Tuesday, October 6, 2015

Today's Milestone: Refactoring and Django Migrations

Once upon a time, when today's old folks were young, we'd debate the two project strategies: Hard Part Do Later (HPDL) vs. Hard Part First (HPF).

The HPDL folks argued that you could pick away at the hard part until -- eventually -- it wasn't hard any more. This doesn't often work out well in practice, but a lot of people like it. Sometimes the attempt to avoid the hard part makes it harder.

The HPF folks, on the other hand, recognized that solving the hard problem correctly, may make the easy problems even easier. It may not, but either way, the hard part was done.

The debate would shift to what -- exactly -- constituted the hard part. Generally, what one person finds hard, another person has already done several times before. It's the part that no one has done before that eventually surfaces as being truly hard.

Young kids today (get off my lawn!) often try to make the case that an Agile approach finesses the "hard part" problem. We define a Minimally Viable Product (MVP) and we (magically) don't have to worry about doing the hard part first or last.

They're wrong.

If the MVP happens to include the hard part, we're back a HPF. If the MVP tries to avoid the hard part, we're looking at HPDL.

The Novelty Factor

Agile methods don't change things. We still have to Confront the Novelty (CTN™). Either it's new technology or it's a new problem domain or a new solution to an existing problem domain. Something must be novel, or we wouldn't be writing software, we'd be downloading it.

I'm a HPF person. If you set the hard part aside to do later, all the things you do instead become constraints, limiting your choices for solving the hard part that comes later. In some rare cases, you can decompose the hard part and solve it in pieces. The decomposition is simply Hard Part First through Decomposition (HPFtD™) followed by Prioritize the Pieces (PtP™) and another round of Hard Part First.

Today, we're at a big milestone in the HPF journey.

The application's data model is simple. However.

The application has a complex pipeline of processing to get from source data to the useful data model.

A strict (and dumb) MVP approach would skip building the complex pipeline and assume that it was magically implemented somehow.

A slightly smarter MVP approach uses some kind of technical spike solution to handle the complex pipeline. We do that manually until we get past MVP and decide to implement the pipeline in something more final and complete.

My HPF strategy tackles the complex pipeline because we have to build it anyway and it's hard. We don't have to build all of it. Just enough to lay out the happy path.

The milestone?

It's time to totally refactor because -- even doing the hard part first -- we have the wrong things in the wrong places. Django application boundaries generally follow the "resources". It's a lot like designing a RESTful API. Define the resources, cluster them together in some kind of ontology that provides a meaningful hierarchy.

Until -- of course -- you get past the problem domain novelty and realize that some portion of the hierarchy is going to become really lopsided.
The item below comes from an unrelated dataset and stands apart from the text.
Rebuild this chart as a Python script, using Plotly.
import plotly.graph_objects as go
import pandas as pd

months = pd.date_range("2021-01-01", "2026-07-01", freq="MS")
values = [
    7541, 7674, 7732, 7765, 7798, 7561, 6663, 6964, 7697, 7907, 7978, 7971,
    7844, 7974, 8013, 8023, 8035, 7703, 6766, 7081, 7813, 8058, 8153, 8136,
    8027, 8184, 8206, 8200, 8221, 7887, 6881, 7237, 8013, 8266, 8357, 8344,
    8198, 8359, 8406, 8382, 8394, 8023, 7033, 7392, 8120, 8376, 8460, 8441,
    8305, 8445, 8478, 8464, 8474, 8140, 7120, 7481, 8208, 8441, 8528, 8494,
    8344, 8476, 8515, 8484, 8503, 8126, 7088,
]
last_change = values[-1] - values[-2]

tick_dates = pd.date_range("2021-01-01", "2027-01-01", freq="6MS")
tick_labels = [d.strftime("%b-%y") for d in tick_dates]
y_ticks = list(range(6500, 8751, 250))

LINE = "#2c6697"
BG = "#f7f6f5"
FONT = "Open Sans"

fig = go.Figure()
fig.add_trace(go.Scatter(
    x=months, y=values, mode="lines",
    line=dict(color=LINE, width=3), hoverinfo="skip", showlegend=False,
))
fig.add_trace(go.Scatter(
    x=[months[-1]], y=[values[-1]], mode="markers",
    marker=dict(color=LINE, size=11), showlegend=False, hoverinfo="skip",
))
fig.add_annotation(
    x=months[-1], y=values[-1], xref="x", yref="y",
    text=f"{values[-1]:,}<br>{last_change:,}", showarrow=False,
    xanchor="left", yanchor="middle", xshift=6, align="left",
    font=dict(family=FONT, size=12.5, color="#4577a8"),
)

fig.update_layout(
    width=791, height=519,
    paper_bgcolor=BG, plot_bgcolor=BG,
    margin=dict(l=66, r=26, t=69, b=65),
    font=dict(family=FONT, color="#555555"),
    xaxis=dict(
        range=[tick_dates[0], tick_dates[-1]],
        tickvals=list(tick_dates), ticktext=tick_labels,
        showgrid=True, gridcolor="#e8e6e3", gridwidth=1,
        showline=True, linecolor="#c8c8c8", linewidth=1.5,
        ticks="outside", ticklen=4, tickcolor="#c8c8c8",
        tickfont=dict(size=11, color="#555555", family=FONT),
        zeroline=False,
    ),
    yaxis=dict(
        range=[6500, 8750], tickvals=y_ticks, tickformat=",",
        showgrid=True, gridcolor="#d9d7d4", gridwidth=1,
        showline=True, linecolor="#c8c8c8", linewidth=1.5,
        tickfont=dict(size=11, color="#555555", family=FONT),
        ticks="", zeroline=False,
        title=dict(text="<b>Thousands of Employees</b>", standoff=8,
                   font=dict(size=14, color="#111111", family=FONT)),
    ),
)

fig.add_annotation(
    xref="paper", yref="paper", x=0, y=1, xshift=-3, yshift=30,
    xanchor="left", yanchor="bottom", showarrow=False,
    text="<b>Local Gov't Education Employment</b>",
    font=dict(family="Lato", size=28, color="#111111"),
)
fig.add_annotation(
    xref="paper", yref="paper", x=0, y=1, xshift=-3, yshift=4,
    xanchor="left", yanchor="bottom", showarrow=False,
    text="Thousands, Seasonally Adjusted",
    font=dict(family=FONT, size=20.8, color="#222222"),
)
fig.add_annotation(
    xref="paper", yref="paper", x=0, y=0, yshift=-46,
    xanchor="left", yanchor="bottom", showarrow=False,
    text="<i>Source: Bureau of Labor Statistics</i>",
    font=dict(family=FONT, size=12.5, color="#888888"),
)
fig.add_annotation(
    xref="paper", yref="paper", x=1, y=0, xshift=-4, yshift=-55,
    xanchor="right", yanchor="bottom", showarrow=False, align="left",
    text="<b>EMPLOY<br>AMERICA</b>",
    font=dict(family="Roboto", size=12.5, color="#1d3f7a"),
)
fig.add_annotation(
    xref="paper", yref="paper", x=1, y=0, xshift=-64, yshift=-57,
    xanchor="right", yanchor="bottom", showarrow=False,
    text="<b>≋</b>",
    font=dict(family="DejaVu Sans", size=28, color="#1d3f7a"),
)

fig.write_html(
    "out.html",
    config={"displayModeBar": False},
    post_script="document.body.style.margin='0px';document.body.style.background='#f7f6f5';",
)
It needs to be restructured so we have a flat group of applications.

Wait. What?



When we have a Django application model that's got eleventy-kabillion classes, it's too big. Think the magic number 7±2: there's a limit to our ability to grasp a complex model.

Originally, we thought we'd have apps "A", "B", and "C". However. "A" turned out to be more complex than it seemed when we initially partitioned the apps. Based on the way the classes are named and clustered in the model file, it's clear that we have an internal structure is struggling to emerge. There are too many comments and high-level organizational hints in the docstrings.

It looks like this might be the model that's emerging:
  • Former A
    • A1
    • Conceptual A2
      • A2a
      • A2b
    • A3
  • B
  • C
This means that there will be classes in A3 that depend on separate apps A2a and A2b. Further, A2 is really just a concept that unifies the design; it doesn't need to be implemented as a proper app. Both A2a and A2b depend on A1. A3 depends on A2a, A2b, and A1.  

Ugh. Refactoring. And the associated migrations. 

Django allows us to have nested apps. But. Do we really want to go there? Is a nested collection of packages really all that helpful? 


Would it be better to flatten the whole thing, and simply annotate the dependencies among apps?

The Zen Of Python suggests that Flat is Better than Nested.

The hidden benefit of Flat is that the Liskov Substitution Principle is actually a bit easier to exploit. Yes, we have a tangled web of dependencies, but we're slightly less constrained when all of the Django apps are peers. Yes, many things will depend on the A1 app, but that will be less of a problem than the current pile of classes is.

The important part here is to start again. This means I need to discard the spike database and discard the history of migrations to date. I always hate disrupting my development databases, since it has test cases I know and remember.

That's the disruptive milestone for me: discarding the old database and starting again.